Romano Guardini (1885-1968) was born in Verona, Italy, but spent most of his life in Germany. He is considered one of the most important theologians and philosophers of religion of the 20th century. He is known above all for his works on the liturgy, including The Spirit of the Liturgy, written in 1930.
With his work on this subject, he was one of the protagonists of the Liturgical Movement. This current of Catholic reform appeared in the mid-19th century and developed in Germany after the defeat of 1918, when Germans, in an intense search for meaning, turned toward monasteries.
The goal of the Liturgical Movement was to develop a better knowledge and love of the liturgy, especially on the part of the laity. It gave birth to various studies and journals, and had a great influence on the liturgical reform of the Second Vatican Council.
Professor of the future Benedict XVI
In Germany, Guardini taught in Berlin, Tübingen, and Munich. In the latter of these cities, where he was the cofounder of the Catholic Academy of Bavaria, he was a professor of the young Joseph Ratzinger. After becoming pope, Benedict XVI often referred to his old teacher. Notably, he adopted the title of The Spirit of the Liturgy for one of his own works, and asserted the concordance of his project with that of Guardini.
Pope Francis, for his part, began a doctoral thesis on Guardini in Germany in 1986—a project he never had the opportunity to finish. Nonetheless, he often revisits one of Guardini’s ideas which had guided his work: that of “life as polar opposition,” which is found in numerous passages of Pope Francis’ apostolic exhortation Evangelii Gaudium (“The Joy of the Gospel,” 2013).

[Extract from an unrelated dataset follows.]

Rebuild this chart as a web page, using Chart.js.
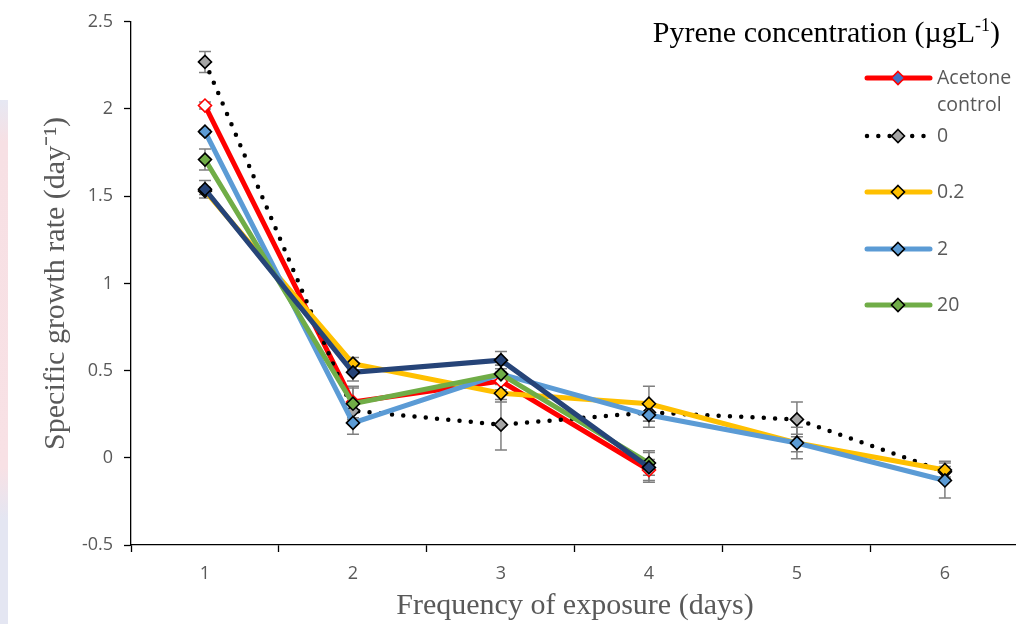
<!DOCTYPE html>
<html>
<head>
<meta charset="utf-8">
<script src="https://cdn.jsdelivr.net/npm/chart.js@4.4.1/dist/chart.umd.min.js"></script>
<style>
  html, body { margin: 0; padding: 0; background: #fff; }
  #wrap { position: relative; width: 1016px; height: 624px; overflow: hidden; }
  #edge { position: absolute; left: 0; top: 100px; width: 8px; height: 524px;
          background: linear-gradient(#e6e8f3 0%, #f7e0e4 8%, #f8e1e5 70%, #e4e6f2 80%, #e4e6f2 100%); }
</style>
</head>
<body>
<div id="wrap">
  <canvas id="growthChart" width="1027" height="624"></canvas>
  <div id="edge"></div>
</div>
<script>
"use strict";

// exposure days on the x axis
const days = ['1', '2', '3', '4', '5', '6'];

// mean specific growth rate (day^-1) per treatment
const acetoneControl = [2.02, 0.32, 0.44, -0.07, null, null];
const pyrene0 = [2.27, 0.27, 0.19, 0.26, 0.22, -0.08];
const pyrene02 = [1.53, 0.54, 0.37, 0.31, 0.085, -0.07];
const pyrene2 = [1.87, 0.20, 0.48, 0.245, 0.085, -0.13];
const pyrene20 = [1.71, 0.31, 0.48, -0.03, null, null];
const pyrene200 = [1.54, 0.49, 0.56, -0.055, null, null];

// standard deviations
const sdAcetone = [0.02, 0.09, 0.05, 0.06, null, null];
const sd0 = [0.06, 0.05, 0.145, 0.05, 0.10, 0.03];
const sd02 = [0.02, 0.035, 0.05, 0.10, 0.05, 0.05];
const sd2 = [0.01, 0.065, 0.05, 0.07, 0.09, 0.10];
const sd20 = [0.06, 0.09, 0.05, 0.07, null, null];
const sd200 = [0.05, 0.05, 0.05, 0.085, null, null];

// y axis
const yMin = -0.5;
const yMax = 2.5;
const yStep = 0.5;

const tickGray = '#595959';
const serif = "'Liberation Serif', 'Times New Roman', serif";

Chart.defaults.font.family = "'Open Sans', sans-serif";
Chart.defaults.font.size = 18;

function series(label, values, sd, line, fill, extra) {
    return Object.assign({
        label: label,
        data: values,
        errors: sd,
        borderColor: line,
        borderWidth: 5,
        backgroundColor: line,
        pointStyle: 'rectRot',
        pointRadius: 6.5,
        pointHoverRadius: 6.5,
        pointBorderWidth: 1.6,
        pointBorderColor: '#000',
        pointBackgroundColor: fill,
        legendFill: fill,
        inLegend: true,
        tension: 0,
        fill: false
    }, extra || {});
}

const datasets = [
    series('Acetone control', acetoneControl, sdAcetone, '#FF0000', '#FFFFFF',
        { pointBorderColor: '#FF0000', legendFill: '#4472C4' }),
    series('0', pyrene0, sd0, '#000000', '#A5A5A5',
        { borderWidth: 4.5, borderDash: [0, 11.3], borderCapStyle: 'round' }),
    series('0.2', pyrene02, sd02, '#FFC000', '#FFC000'),
    series('2', pyrene2, sd2, '#5B9BD5', '#5B9BD5'),
    series('20', pyrene20, sd20, '#70AD47', '#70AD47'),
    series('200', pyrene200, sd200, '#264478', '#264478', { inLegend: false })
];
// later series sit on top of earlier ones
datasets.forEach((ds, i) => { ds.order = datasets.length - i; });

// vertical error bars with caps, drawn under the lines
const errorBars = {
    id: 'errorBars',
    beforeDatasetsDraw(chart) {
        const ctx = chart.ctx;
        const y = chart.scales.y;
        ctx.save();
        ctx.strokeStyle = '#7F7F7F';
        ctx.lineWidth = 1.5;
        chart.data.datasets.forEach((ds, di) => {
            const meta = chart.getDatasetMeta(di);
            meta.data.forEach((pt, i) => {
                const v = ds.data[i];
                const e = ds.errors[i];
                if (v === null || e === null || e === undefined) return;
                const top = y.getPixelForValue(v + e);
                const bot = y.getPixelForValue(v - e);
                ctx.beginPath();
                ctx.moveTo(pt.x, top); ctx.lineTo(pt.x, bot);
                ctx.moveTo(pt.x - 6, top); ctx.lineTo(pt.x + 6, top);
                ctx.moveTo(pt.x - 6, bot); ctx.lineTo(pt.x + 6, bot);
                ctx.stroke();
            });
        });
        ctx.restore();
    }
};

function diamond(ctx, x, y, r, fill, stroke) {
    ctx.beginPath();
    ctx.moveTo(x, y - r); ctx.lineTo(x + r, y); ctx.lineTo(x, y + r); ctx.lineTo(x - r, y);
    ctx.closePath();
    ctx.fillStyle = fill; ctx.fill();
    ctx.lineWidth = 1.6; ctx.strokeStyle = stroke; ctx.stroke();
}

// legend box in the top right corner of the plot
const insideLegend = {
    id: 'insideLegend',
    afterDraw(chart) {
        const ctx = chart.ctx;
        ctx.save();
        // title with superscript
        ctx.fillStyle = '#000';
        ctx.textBaseline = 'alphabetic';
        const big = '30px ' + serif;
        const small = '18px ' + serif;
        const parts = [['Pyrene concentration (µgL', big, 0], ['-1', small, -11], [')', big, 0]];
        let w = 0;
        parts.forEach(p => { ctx.font = p[1]; w += ctx.measureText(p[0]).width; });
        let x = 1000 - w;
        parts.forEach(p => {
            ctx.font = p[1];
            ctx.fillText(p[0], x, 42 + p[2]);
            x += ctx.measureText(p[0]).width;
        });

        const rows = [78, 136, 192, 249, 305];
        let r = 0;
        ctx.font = "19.5px 'Open Sans', sans-serif";
        ctx.textBaseline = 'middle';
        chart.data.datasets.forEach(ds => {
            if (!ds.inLegend) return;
            const yy = rows[r++];
            ctx.save();
            ctx.strokeStyle = ds.borderColor;
            ctx.lineWidth = ds.borderWidth;
            ctx.lineCap = ds.borderCapStyle || 'round';
            if (ds.borderDash) ctx.setLineDash(ds.borderDash);
            ctx.beginPath();
            ctx.moveTo(867, yy); ctx.lineTo(930, yy);
            ctx.stroke();
            ctx.restore();
            diamond(ctx, 898, yy, 6.5, ds.legendFill, ds.pointBorderColor);
            ctx.fillStyle = tickGray;
            const words = ds.label === 'Acetone control' ? ['Acetone', 'control'] : [ds.label];
            words.forEach((t, k) => ctx.fillText(t, 937, yy + k * 27));
        });
        ctx.restore();
    }
};

const ctx = document.getElementById('growthChart').getContext('2d');
new Chart(ctx, {
    type: 'line',
    data: { labels: days, datasets: datasets },
    plugins: [errorBars, insideLegend],
    options: {
        responsive: false,
        animation: false,
        layout: { padding: { top: 20, left: 0, right: 0, bottom: 0 } },
        plugins: {
            legend: { display: false },
            tooltip: { enabled: false }
        },
        scales: {
            x: {
                type: 'category',
                offset: true,
                afterFit(scale) { scale.height = 79; },
                grid: {
                    offset: true,
                    drawOnChartArea: false,
                    drawTicks: true,
                    tickLength: 7,
                    tickColor: '#000',
                    tickWidth: 1.3
                },
                border: { display: true, color: '#000', width: 1.3 },
                ticks: {
                    color: tickGray,
                    font: { size: 18 },
                    padding: 11,
                    maxRotation: 0
                },
                title: {
                    display: true,
                    text: 'Frequency of exposure (days)',
                    color: tickGray,
                    font: { family: serif, size: 30 },
                    padding: { top: 0, bottom: 0 }
                }
            },
            y: {
                min: yMin,
                max: yMax,
                afterFit(scale) { scale.width = 131; },
                grid: {
                    drawOnChartArea: false,
                    drawTicks: true,
                    tickLength: 7,
                    tickColor: '#000',
                    tickWidth: 1.3
                },
                border: { display: true, color: '#000', width: 1.3 },
                ticks: {
                    stepSize: yStep,
                    color: tickGray,
                    font: { size: 18 },
                    padding: 11,
                    callback: value => String(Number(value.toFixed(1)))
                },
                title: {
                    display: true,
                    text: 'Specific growth rate (day⁻¹)',
                    color: tickGray,
                    font: { family: serif, size: 30 },
                    padding: { top: 38, bottom: 0 }
                }
            }
        }
    }
});
</script>
</body>
</html>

Guardini’s exploration of the life and teachings of Jesus, The Lord, was published in English in 1954 and has never gone out of print. Flannery O’Connor warmly recommended the book to her friends, and in an introduction to a 21st-century edition, Pope Benedict XVI wrote, “The Lord has not grown old, precisely because it still leads us to that which is essential, to that which is truly real, Jesus Christ Himself. That is why today this book still has a great mission.”
Another beatification process opened: A martyr of the Nazi regime
The process for Romano Guardini’s beatification will be officially inaugurated on December 16 in Munich, at the same time as that of Fritz Michael Gerlich (1883-1934), an anti-Nazi journalist killed in 1934 in the Dachau concentration camp, on account of his being an active member of the resistance. The archbishop of Munich and Freising announced the opening of Gerlich’s process of beatification earlier this year, during the summer.
Having taken a public stance against National Socialism (Nazism) in 1931, Gerlich was arrested in 1933 on orders from Hitler. His beatification could be based on the recognition of his martyrdom.